Internal Family Systems (IFS)
What is IFS?
Many of us have unhealthy ways of being in the world that developed out of necessity when we were young and did the best we could. Parts of us took over to manage challenging situations and now they have morphed into unhealthy patterns. This could shows up as an inner critic, that negative voice with an ongoing commentary that makes you feel bad about yourself. Unhealthy patterns of addiction or self-sabotage can also be driven by our parts. It is normal to have many parts of ourselves, but we want them to be able to function in a healthy manner.
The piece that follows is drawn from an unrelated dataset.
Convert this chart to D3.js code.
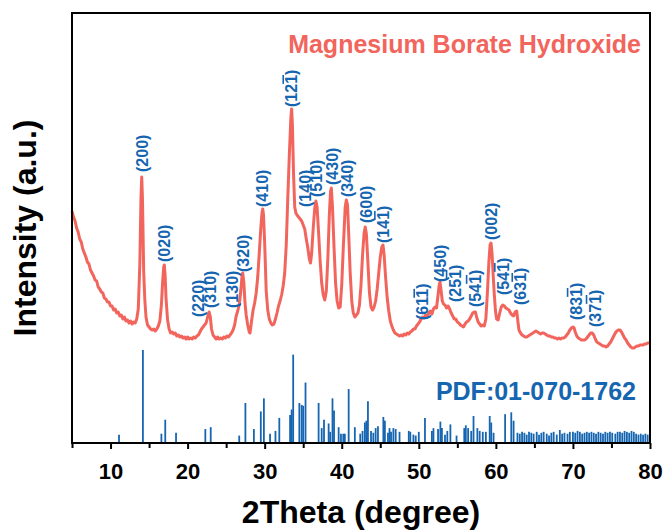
<!DOCTYPE html>
<html><head><meta charset="utf-8">
<script src="https://cdn.jsdelivr.net/npm/d3@7"></script>
<style>
body{margin:0;background:#fff}
svg{display:block}
text{font-family:"Liberation Sans",Arial,Helvetica,sans-serif;font-weight:bold}
</style>
</head><body>
<svg id="chart" width="663" height="530"></svg>
<script>
// ---- data (2θ in degrees, intensity in arbitrary units) ----
const xrdPattern = [[5.0,232],[5.2,226],[5.4,222],[5.6,215],[5.8,211],[6.0,204],[6.2,201],[6.4,194],[6.6,190],[6.8,186],[7.0,181],[7.2,179],[7.4,173],[7.6,170],[7.8,167],[8.0,163],[8.2,162],[8.4,156],[8.6,154],[8.8,151],[9.0,150],[9.2,145],[9.4,144],[9.6,141],[9.8,141],[10.0,137],[10.2,137],[10.4,133],[10.6,134],[10.8,130],[11.0,131],[11.2,127],[11.4,128],[11.6,124],[11.8,126],[12.0,122],[12.2,123],[12.4,120],[12.6,122],[12.8,119],[13.0,121],[13.2,120],[13.4,124],[13.6,134],[13.8,178],[13.95,245],[14.05,266],[14.15,242],[14.3,172],[14.45,143],[14.6,126],[14.8,118],[15.0,116],[15.2,114],[15.4,113],[15.6,114],[15.8,112],[16.0,114],[16.2,117],[16.4,122],[16.6,138],[16.75,160],[16.9,176],[16.98,178],[17.08,168],[17.2,145],[17.4,123],[17.6,114],[17.8,110],[18.0,111],[18.2,109],[18.4,110],[18.6,107],[18.8,108],[19.0,106],[19.2,107],[19.4,105],[19.6,106],[19.8,104],[20.0,106],[20.2,104],[20.4,105],[20.6,104],[20.8,106],[21.0,105],[21.2,107],[21.4,108],[21.6,111],[21.8,114],[22.0,116],[22.2,118],[22.4,120],[22.6,126],[22.8,131],[22.95,126],[23.1,114],[23.3,108],[23.5,106],[23.7,104],[23.9,106],[24.1,104],[24.3,105],[24.5,104],[24.7,106],[24.9,105],[25.1,107],[25.3,106],[25.5,108],[25.7,110],[25.9,113],[26.1,118],[26.3,127],[26.5,132],[26.7,138],[26.9,152],[27.05,166],[27.15,170],[27.3,160],[27.45,140],[27.6,128],[27.8,118],[28.0,111],[28.1,110],[28.3,122],[28.5,133],[28.7,140],[28.9,150],[29.1,166],[29.3,190],[29.5,215],[29.65,230],[29.75,234],[29.85,228],[30.0,200],[30.2,152],[30.4,133],[30.6,124],[30.8,120],[31.0,118],[31.2,119],[31.4,124],[31.6,130],[31.8,137],[32.0,142],[32.2,148],[32.4,157],[32.6,170],[32.8,198],[33.0,245],[33.2,288],[33.4,325],[33.5,334],[33.6,318],[33.75,268],[33.9,236],[34.05,230],[34.2,228],[34.4,226],[34.6,224],[34.8,222],[35.0,218],[35.2,214],[35.4,204],[35.6,195],[35.8,184],[35.95,180],[36.1,190],[36.3,215],[36.5,235],[36.65,242],[36.8,236],[37.0,210],[37.2,182],[37.4,160],[37.6,148],[37.8,143],[38.0,152],[38.2,185],[38.4,230],[38.55,252],[38.65,255],[38.8,236],[39.0,196],[39.2,160],[39.4,142],[39.6,135],[39.8,136],[40.0,158],[40.2,195],[40.45,236],[40.6,243],[40.75,238],[40.9,210],[41.1,170],[41.3,142],[41.5,130],[41.7,126],[41.9,128],[42.1,130],[42.3,138],[42.5,158],[42.7,188],[42.9,210],[43.05,216],[43.2,209],[43.4,180],[43.6,150],[43.8,136],[44.0,133],[44.2,136],[44.4,142],[44.6,154],[44.8,170],[45.0,186],[45.2,196],[45.35,198],[45.5,188],[45.7,165],[45.9,145],[46.1,132],[46.3,122],[46.5,117],[46.7,113],[46.9,110],[47.1,109],[47.3,108],[47.5,107],[47.7,108],[47.9,107],[48.1,109],[48.3,108],[48.5,110],[48.7,109],[48.9,111],[49.1,112],[49.3,114],[49.5,114],[49.7,117],[49.9,119],[50.1,121],[50.3,124],[50.5,126],[50.7,125],[50.9,128],[51.1,126],[51.3,130],[51.5,132],[51.7,129],[51.9,134],[52.1,136],[52.3,135],[52.5,148],[52.65,158],[52.75,161],[52.9,152],[53.05,142],[53.2,139],[53.4,138],[53.6,135],[53.8,137],[54.0,134],[54.2,130],[54.4,127],[54.6,124],[54.8,124],[55.0,121],[55.2,120],[55.4,118],[55.6,117],[55.8,116],[56.0,119],[56.2,121],[56.4,122],[56.6,124],[56.8,127],[57.0,130],[57.2,131],[57.35,131],[57.5,126],[57.7,121],[57.9,119],[58.1,117],[58.3,118],[58.5,117],[58.7,124],[58.9,150],[59.1,182],[59.25,198],[59.37,200],[59.5,190],[59.65,168],[59.8,148],[59.95,132],[60.1,124],[60.3,123],[60.5,130],[60.7,136],[60.9,138],[61.1,137],[61.3,135],[61.5,134],[61.7,133],[61.9,130],[62.1,128],[62.3,127],[62.5,131],[62.7,132],[62.85,122],[63.0,113],[63.2,110],[63.4,108],[63.6,107],[63.8,106],[64.0,106],[64.2,107],[64.4,108],[64.6,109],[64.8,110],[65.0,111],[65.2,112],[65.4,111],[65.6,110],[65.8,109],[66.0,110],[66.2,110],[66.4,109],[66.6,108],[66.8,107],[67.0,107],[67.2,106],[67.4,106],[67.6,105],[67.8,105],[68.0,104],[68.2,105],[68.4,104],[68.6,105],[68.8,105],[69.0,106],[69.2,108],[69.4,110],[69.6,113],[69.8,115],[70.0,116],[70.15,115],[70.3,111],[70.5,107],[70.7,105],[70.9,104],[71.1,103],[71.3,103],[71.5,103],[71.7,104],[71.9,106],[72.1,108],[72.3,110],[72.5,110],[72.7,108],[72.9,104],[73.1,101],[73.3,100],[73.5,99],[73.7,98],[73.9,97],[74.1,97],[74.3,96],[74.5,97],[74.7,99],[74.9,101],[75.1,104],[75.3,107],[75.5,110],[75.7,112],[75.9,113],[76.1,113],[76.3,111],[76.5,108],[76.7,105],[76.9,103],[77.1,100],[77.3,98],[77.5,96],[77.7,95],[77.9,95],[78.1,96],[78.3,97],[78.5,97],[78.7,98],[78.9,98],[79.1,98],[79.3,99],[79.5,99],[79.7,100],[79.9,100],[80.0,100]];

// reference pattern PDF 01-070-1762: [2θ, relative intensity]
const pdfSticks = [[11.1,9],[14.2,100],[16.6,10],[17.1,25],[18.5,11],[22.3,15],[23.0,17],[26.7,8],[27.5,43],[28.6,15],[29.5,34],[29.9,48],[30.7,10],[31.4,13],[31.9,27],[33.3,30],[33.5,36],[33.7,95],[34.5,43],[34.8,41],[35.0,40],[35.3,65],[37.0,43],[37.4,16],[37.7,25],[38.3,21],[38.5,12],[38.8,48],[39.0,35],[39.6,17],[39.9,10],[40.2,10],[40.4,10],[40.9,58],[41.7,17],[42.4,10],[42.7,13],[43.0,22],[43.2,24],[43.4,45],[43.8,13],[44.1,11],[44.4,16],[44.7,18],[45.4,28],[45.6,24],[46.0,11],[46.2,16],[46.4,12],[46.7,16],[47.0,15],[47.5,12],[48.7,13],[48.9,12],[49.3,9],[49.6,8],[50.0,12],[50.8,27],[51.7,13],[51.9,16],[52.5,15],[52.8,23],[53.0,16],[53.4,9],[53.7,13],[54.1,20],[54.9,8],[55.9,16],[56.1,19],[56.4,16],[56.8,13],[57.1,29],[57.6,16],[57.9,13],[58.3,12],[58.7,12],[59.2,29],[59.4,22],[59.7,11],[61.2,31],[62.0,33],[62.3,24],[62.8,11],[63.1,10],[63.4,12],[63.7,11],[64.0,9],[64.3,12],[64.6,11],[64.9,10],[65.3,12],[65.6,9],[65.9,11],[66.2,12],[66.6,10],[66.9,8],[67.2,11],[67.5,12],[67.9,9],[68.3,14],[68.6,10],[68.9,11],[69.3,10],[69.6,12],[70.0,12],[70.3,11],[70.6,13],[70.9,12],[71.2,10],[71.5,11],[71.8,12],[72.1,11],[72.4,12],[72.7,11],[73.0,10],[73.3,12],[73.6,11],[73.9,10],[74.2,12],[74.5,11],[74.8,12],[75.1,11],[75.5,10],[75.8,12],[76.1,12],[76.4,11],[76.7,13],[77.0,12],[77.3,11],[77.6,13],[77.9,12],[78.2,10],[78.5,9],[78.8,10],[79.1,9],[79.4,10],[79.7,9]];

// Miller-index annotations ("_" = bar over the next digit)
const hklLabels = ["(200)","(020)","(220)","(310)","(130)","(320)","(410)","(12_1)","(140)","(510)","(430)","(340)","(600)","(14_1)","(61_1)","(450)","(25_1)","(54_1)","(002)","(54_1)","(63_1)","(83_1)","(37_1)"];
const hklTheta  = [14.17,16.94,21.39,22.9,25.8,27.23,29.74,33.5,35.23,36.75,38.83,40.72,43.15,45.39,50.5,52.75,54.7,57.3,59.46,60.96,63.22,70.4,72.86];
const hklLevel  = [271,181,126,135,135,171,236,336,236,246,258,246,220,200,123,161,141,136,203,148,138,123,116];

const xMajorTicks = [10,20,30,40,50,60,70,80];
const xMinorTicks = [5,15,25,35,45,55,65,75];
const sampleName = "Magnesium Borate Hydroxide";
const referenceName = "PDF:01-070-1762";
const xTitle = "2Theta (degree)";
const yTitle = "Intensity (a.u.)";

// ---- drawing ----
const RED = "#f2655d", BLUE = "#1565b0";
const svg = d3.select("#chart");
const L = 72, R = 650, T = 13, B = 443;
const x = d3.scaleLinear().domain([5, 80]).range([L, R]);
const yCurve = d3.scaleLinear().domain([0, 430]).range([B, T]);
const yStick = d3.scaleLinear().domain([0, 100]).range([B, 350]);

// reference sticks
svg.append("g").selectAll("line").data(pdfSticks).join("line")
  .attr("x1", d => x(d[0])).attr("x2", d => x(d[0]))
  .attr("y1", yStick(0)).attr("y2", d => yStick(d[1]))
  .attr("stroke", BLUE).attr("stroke-width", 1.8);

// measured pattern
svg.append("path").datum(xrdPattern)
  .attr("fill", "none").attr("stroke", RED).attr("stroke-width", 3)
  .attr("stroke-linejoin", "round")
  .attr("d", d3.line().x(d => x(d[0])).y(d => yCurve(d[1])));

// hkl labels (one tspan per character; barred digit gets an overline)
const lab = svg.append("g").attr("fill", BLUE).attr("font-size", 16);
hklLabels.forEach((s, i) => {
  const t = lab.append("text")
    .attr("transform", `translate(${x(hklTheta[i])},${yCurve(hklLevel[i])}) rotate(-90)`)
    .attr("dy", "0.36em");
  let bar = false;
  for (const ch of s) {
    if (ch === "_") { bar = true; continue; }
    const ts = t.append("tspan").text(ch);
    if (bar) ts.style("text-decoration", "overline");
    bar = false;
  }
});

// axes
const minorAxis = d3.axisBottom(x).tickValues(xMinorTicks).tickSize(5).tickFormat("");
const majorAxis = d3.axisBottom(x).tickValues(xMajorTicks).tickSize(6).tickPadding(14).tickFormat(d3.format("d"));
const gm = svg.append("g").attr("transform", `translate(0,${B})`).call(minorAxis);
const gM = svg.append("g").attr("transform", `translate(0,${B})`).call(majorAxis);
[gm, gM].forEach(g => {
  g.select(".domain").remove();
  g.selectAll(".tick line").attr("stroke", "#000").attr("stroke-width", 2);
});
gM.selectAll(".tick text").attr("fill", "#000").attr("font-size", 22)
  .attr("font-family", '"Liberation Sans",Arial,sans-serif').attr("font-weight", "bold");

// legends
svg.append("text").attr("x", 641).attr("y", 53).attr("text-anchor", "end")
  .attr("font-size", 25).attr("fill", RED).text(sampleName);
svg.append("text").attr("x", 636).attr("y", 400).attr("text-anchor", "end")
  .attr("font-size", 25).attr("fill", BLUE).text(referenceName);

// axis titles
svg.append("text").attr("x", (L + R) / 2).attr("y", 523).attr("text-anchor", "middle")
  .attr("font-size", 32).attr("fill", "#000").text(xTitle);
svg.append("text").attr("transform", `translate(36,${(T + B) / 2}) rotate(-90)`)
  .attr("text-anchor", "middle").attr("font-size", 32).attr("fill", "#000").text(yTitle);

// frame drawn last, crisp
svg.append("rect").attr("x", L).attr("y", T).attr("width", R - L).attr("height", B - T)
  .attr("fill", "none").attr("stroke", "#000").attr("stroke-width", 2)
  .attr("shape-rendering", "crispEdges");
</script>
</body></html>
In this model, developed by Richard Schwartz, we are all seen to have a core, undamaged essential self that is compassionate, calm, curious, connected, confident, courageous, creative, and clear, but these qualities become clouded by other parts that take over. If you feel those qualities don’t describe you, then you probably are blended with a part that has you believe its negative thoughts. The fact is there are no bad parts; they are all trying to protect you and your vulnerable feelings. Everyone can benefit from an IFS approach in varying degrees. With IFS therapy, you can free up the parts from their negativity and center the core self, which knows how to heal when given the chance.
The core self is like the conductor of a symphony who is in charge and knows how to create beautiful music. The parts are the instruments, and if the core self hasn’t been centered, the parts can take over and create cacophony. IFS allows the conductor to come back to take charge.
I have found this approach to be effective whether or not people are interested in it. It builds harmony among the parts of yourself and allows your best self to shine.